[BEGIN Dataset extract]

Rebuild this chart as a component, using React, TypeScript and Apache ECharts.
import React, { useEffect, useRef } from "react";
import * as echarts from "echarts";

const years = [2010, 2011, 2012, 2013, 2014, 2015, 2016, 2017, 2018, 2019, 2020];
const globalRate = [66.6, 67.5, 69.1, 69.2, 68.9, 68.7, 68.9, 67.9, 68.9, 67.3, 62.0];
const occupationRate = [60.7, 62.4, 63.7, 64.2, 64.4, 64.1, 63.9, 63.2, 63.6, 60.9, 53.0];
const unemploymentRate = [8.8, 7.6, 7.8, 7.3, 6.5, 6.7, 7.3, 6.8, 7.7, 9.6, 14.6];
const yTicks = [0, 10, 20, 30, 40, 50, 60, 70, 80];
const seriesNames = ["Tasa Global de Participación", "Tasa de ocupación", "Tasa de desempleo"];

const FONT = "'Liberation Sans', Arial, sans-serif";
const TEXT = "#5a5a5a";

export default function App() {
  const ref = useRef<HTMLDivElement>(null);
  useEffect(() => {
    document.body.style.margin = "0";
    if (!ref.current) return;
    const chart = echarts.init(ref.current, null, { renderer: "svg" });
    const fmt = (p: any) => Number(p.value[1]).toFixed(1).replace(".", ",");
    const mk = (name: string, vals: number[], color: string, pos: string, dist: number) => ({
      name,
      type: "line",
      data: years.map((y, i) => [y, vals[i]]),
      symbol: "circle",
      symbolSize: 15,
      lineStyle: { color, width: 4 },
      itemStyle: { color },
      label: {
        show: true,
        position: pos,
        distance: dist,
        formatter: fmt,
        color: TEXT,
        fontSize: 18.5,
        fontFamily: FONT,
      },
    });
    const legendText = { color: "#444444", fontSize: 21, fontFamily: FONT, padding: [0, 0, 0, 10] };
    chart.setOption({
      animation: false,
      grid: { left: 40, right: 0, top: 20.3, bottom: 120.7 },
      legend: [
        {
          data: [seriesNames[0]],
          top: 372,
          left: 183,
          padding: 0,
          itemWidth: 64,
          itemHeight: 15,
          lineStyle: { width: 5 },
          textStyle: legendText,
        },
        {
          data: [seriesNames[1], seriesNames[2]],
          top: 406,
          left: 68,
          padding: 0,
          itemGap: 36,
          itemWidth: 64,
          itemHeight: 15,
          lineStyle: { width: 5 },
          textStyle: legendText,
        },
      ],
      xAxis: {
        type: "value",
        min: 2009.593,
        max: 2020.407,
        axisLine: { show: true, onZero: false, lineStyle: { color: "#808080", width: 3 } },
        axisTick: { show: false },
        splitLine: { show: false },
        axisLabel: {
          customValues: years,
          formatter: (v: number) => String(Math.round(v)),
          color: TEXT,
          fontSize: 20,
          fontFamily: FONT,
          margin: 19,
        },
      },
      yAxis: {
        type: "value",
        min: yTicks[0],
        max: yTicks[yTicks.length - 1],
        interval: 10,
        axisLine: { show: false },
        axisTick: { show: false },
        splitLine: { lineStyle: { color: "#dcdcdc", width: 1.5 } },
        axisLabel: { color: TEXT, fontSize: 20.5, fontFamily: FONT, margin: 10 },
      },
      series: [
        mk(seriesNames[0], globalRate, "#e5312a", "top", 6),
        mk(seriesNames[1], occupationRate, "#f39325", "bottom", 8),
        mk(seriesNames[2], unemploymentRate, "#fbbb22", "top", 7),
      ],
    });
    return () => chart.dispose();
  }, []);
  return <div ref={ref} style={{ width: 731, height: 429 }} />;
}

[END Dataset extract]

Beginning at the first line above, repeat exactly until the line containing "import * as", which is included.

Rebuild this chart as a component, using React, TypeScript and Apache ECharts.
import React, { useEffect, useRef } from "react";
import * as echarts from "echarts";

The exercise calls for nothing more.